## WRITTEN EXERCISE
From the entries below, reproduce exactly the lines from the one with "Output the web" through the one with "['LIBROS-FOTOS', 'MUSICA', 'TODO', 'VIDEOS'];", both included, without images.

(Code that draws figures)
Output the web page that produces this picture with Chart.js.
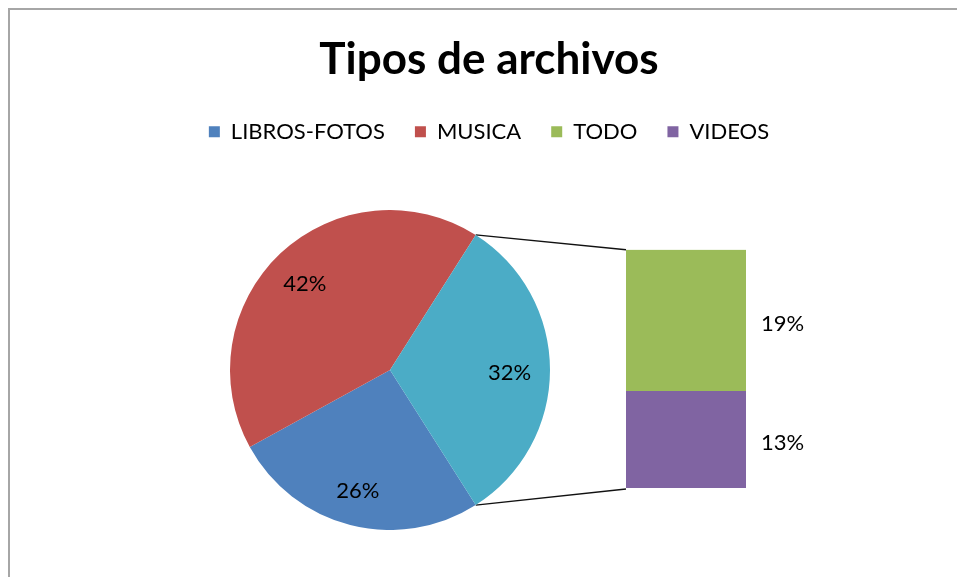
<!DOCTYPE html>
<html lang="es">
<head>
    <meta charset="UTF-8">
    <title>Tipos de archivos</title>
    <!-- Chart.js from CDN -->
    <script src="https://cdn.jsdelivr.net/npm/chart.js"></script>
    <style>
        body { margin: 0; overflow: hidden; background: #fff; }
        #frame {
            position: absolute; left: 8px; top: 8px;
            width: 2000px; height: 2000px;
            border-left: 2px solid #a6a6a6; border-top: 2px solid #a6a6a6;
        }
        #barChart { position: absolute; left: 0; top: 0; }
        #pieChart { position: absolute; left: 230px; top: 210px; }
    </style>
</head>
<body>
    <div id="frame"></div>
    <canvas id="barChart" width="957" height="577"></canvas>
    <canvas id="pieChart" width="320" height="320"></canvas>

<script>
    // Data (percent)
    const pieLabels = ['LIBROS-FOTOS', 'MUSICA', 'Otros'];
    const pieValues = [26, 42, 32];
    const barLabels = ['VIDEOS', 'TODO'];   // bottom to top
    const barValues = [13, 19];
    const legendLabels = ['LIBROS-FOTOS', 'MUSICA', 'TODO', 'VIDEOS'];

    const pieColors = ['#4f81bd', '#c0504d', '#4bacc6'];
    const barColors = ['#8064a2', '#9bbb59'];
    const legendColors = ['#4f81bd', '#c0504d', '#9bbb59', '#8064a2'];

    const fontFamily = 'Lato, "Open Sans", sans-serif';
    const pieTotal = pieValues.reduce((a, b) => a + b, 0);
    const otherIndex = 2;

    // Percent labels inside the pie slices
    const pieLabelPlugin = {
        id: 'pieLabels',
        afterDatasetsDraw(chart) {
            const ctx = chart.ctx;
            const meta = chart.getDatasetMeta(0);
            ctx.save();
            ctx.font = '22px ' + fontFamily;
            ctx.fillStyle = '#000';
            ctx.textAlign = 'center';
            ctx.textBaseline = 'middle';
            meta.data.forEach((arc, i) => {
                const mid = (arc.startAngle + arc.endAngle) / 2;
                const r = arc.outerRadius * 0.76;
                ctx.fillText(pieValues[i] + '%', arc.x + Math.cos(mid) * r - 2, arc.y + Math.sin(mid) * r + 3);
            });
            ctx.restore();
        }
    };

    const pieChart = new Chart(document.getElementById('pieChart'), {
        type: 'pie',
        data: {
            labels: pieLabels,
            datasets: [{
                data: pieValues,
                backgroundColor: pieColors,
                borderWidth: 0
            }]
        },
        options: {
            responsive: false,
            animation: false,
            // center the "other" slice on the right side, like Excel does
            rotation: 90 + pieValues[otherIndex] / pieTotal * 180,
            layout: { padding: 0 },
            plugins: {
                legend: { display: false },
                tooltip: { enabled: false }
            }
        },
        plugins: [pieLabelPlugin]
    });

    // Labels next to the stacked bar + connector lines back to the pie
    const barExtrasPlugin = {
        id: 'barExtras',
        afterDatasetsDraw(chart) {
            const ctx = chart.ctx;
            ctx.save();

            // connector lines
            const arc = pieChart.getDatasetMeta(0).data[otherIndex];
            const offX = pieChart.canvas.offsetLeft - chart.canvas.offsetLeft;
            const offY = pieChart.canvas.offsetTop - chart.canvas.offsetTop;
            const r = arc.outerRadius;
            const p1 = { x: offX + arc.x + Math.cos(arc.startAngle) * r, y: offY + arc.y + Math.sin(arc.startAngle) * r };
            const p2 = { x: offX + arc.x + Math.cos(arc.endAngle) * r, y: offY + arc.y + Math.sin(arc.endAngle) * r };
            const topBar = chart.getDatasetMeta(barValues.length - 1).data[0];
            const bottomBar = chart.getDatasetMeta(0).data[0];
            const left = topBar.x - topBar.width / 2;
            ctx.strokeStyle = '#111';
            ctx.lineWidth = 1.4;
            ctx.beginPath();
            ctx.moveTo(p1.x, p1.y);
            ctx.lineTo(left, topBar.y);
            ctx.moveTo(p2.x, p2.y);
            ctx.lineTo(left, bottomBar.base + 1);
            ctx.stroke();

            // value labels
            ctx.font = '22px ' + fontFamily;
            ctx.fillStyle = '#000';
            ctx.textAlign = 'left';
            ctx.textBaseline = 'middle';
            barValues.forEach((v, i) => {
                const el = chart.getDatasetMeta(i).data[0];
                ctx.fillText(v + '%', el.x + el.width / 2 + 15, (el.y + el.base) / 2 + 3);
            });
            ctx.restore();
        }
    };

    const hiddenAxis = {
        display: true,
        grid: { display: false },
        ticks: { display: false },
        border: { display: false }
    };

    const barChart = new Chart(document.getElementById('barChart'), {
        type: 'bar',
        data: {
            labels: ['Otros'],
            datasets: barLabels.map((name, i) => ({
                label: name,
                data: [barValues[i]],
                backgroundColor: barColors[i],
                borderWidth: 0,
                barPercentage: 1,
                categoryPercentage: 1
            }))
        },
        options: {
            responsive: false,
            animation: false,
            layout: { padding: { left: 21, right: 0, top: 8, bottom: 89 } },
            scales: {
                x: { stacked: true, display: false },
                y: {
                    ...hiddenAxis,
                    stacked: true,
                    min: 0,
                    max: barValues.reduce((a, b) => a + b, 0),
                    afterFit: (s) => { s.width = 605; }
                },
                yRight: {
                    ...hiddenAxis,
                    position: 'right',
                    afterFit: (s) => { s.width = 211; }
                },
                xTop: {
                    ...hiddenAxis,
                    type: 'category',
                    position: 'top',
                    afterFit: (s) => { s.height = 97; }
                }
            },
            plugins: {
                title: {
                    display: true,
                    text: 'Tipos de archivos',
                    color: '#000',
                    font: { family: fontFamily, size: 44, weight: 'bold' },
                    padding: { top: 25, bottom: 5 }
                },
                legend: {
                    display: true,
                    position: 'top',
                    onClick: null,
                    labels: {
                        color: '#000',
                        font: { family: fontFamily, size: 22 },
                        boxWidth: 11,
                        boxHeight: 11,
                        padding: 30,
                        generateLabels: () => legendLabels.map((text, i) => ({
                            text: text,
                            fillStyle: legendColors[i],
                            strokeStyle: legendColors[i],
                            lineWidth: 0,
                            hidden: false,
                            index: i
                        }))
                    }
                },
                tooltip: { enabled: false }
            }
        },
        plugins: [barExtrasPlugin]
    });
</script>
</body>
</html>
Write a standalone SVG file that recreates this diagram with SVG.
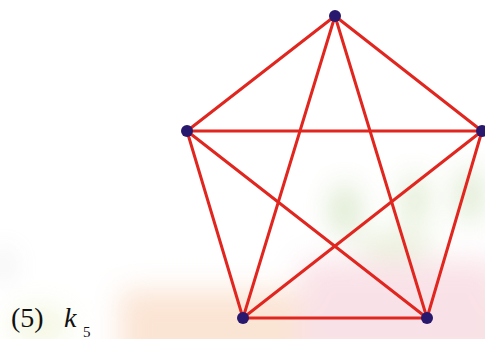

==

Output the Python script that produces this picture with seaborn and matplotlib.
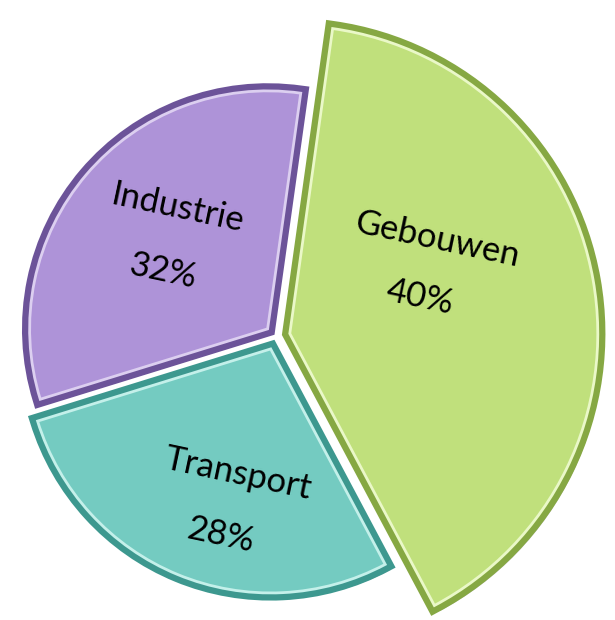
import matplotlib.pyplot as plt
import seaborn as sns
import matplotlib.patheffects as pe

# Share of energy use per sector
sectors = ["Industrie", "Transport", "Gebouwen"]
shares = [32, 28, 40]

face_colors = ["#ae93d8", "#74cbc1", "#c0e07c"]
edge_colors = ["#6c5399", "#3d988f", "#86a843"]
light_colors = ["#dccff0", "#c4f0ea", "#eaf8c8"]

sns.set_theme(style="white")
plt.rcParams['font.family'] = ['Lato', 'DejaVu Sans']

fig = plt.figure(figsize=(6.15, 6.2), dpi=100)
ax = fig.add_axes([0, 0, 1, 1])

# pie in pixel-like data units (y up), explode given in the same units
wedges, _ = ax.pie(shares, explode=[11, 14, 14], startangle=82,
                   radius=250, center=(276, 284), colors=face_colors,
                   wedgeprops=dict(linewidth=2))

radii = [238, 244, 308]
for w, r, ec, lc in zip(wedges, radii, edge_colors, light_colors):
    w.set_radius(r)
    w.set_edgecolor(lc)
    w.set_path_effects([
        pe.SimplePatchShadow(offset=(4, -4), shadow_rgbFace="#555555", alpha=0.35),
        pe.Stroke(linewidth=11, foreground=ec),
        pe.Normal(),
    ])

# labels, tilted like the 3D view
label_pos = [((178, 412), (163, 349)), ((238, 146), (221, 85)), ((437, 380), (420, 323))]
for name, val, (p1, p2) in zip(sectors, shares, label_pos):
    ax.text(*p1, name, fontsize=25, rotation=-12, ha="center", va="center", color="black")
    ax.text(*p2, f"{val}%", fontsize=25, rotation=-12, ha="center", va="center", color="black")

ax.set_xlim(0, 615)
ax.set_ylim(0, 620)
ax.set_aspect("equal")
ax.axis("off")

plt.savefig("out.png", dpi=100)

## CORRECT RESPONSE
Output the web page that produces this picture with Chart.js.
<!DOCTYPE html>
<html lang="es">
<head>
    <meta charset="UTF-8">
    <title>Tipos de archivos</title>
    <!-- Chart.js from CDN -->
    <script src="https://cdn.jsdelivr.net/npm/chart.js"></script>
    <style>
        body { margin: 0; overflow: hidden; background: #fff; }
        #frame {
            position: absolute; left: 8px; top: 8px;
            width: 2000px; height: 2000px;
            border-left: 2px solid #a6a6a6; border-top: 2px solid #a6a6a6;
        }
        #barChart { position: absolute; left: 0; top: 0; }
        #pieChart { position: absolute; left: 230px; top: 210px; }
    </style>
</head>
<body>
    <div id="frame"></div>
    <canvas id="barChart" width="957" height="577"></canvas>
    <canvas id="pieChart" width="320" height="320"></canvas>

<script>
    // Data (percent)
    const pieLabels = ['LIBROS-FOTOS', 'MUSICA', 'Otros'];
    const pieValues = [26, 42, 32];
    const barLabels = ['VIDEOS', 'TODO'];   // bottom to top
    const barValues = [13, 19];
    const legendLabels = ['LIBROS-FOTOS', 'MUSICA', 'TODO', 'VIDEOS'];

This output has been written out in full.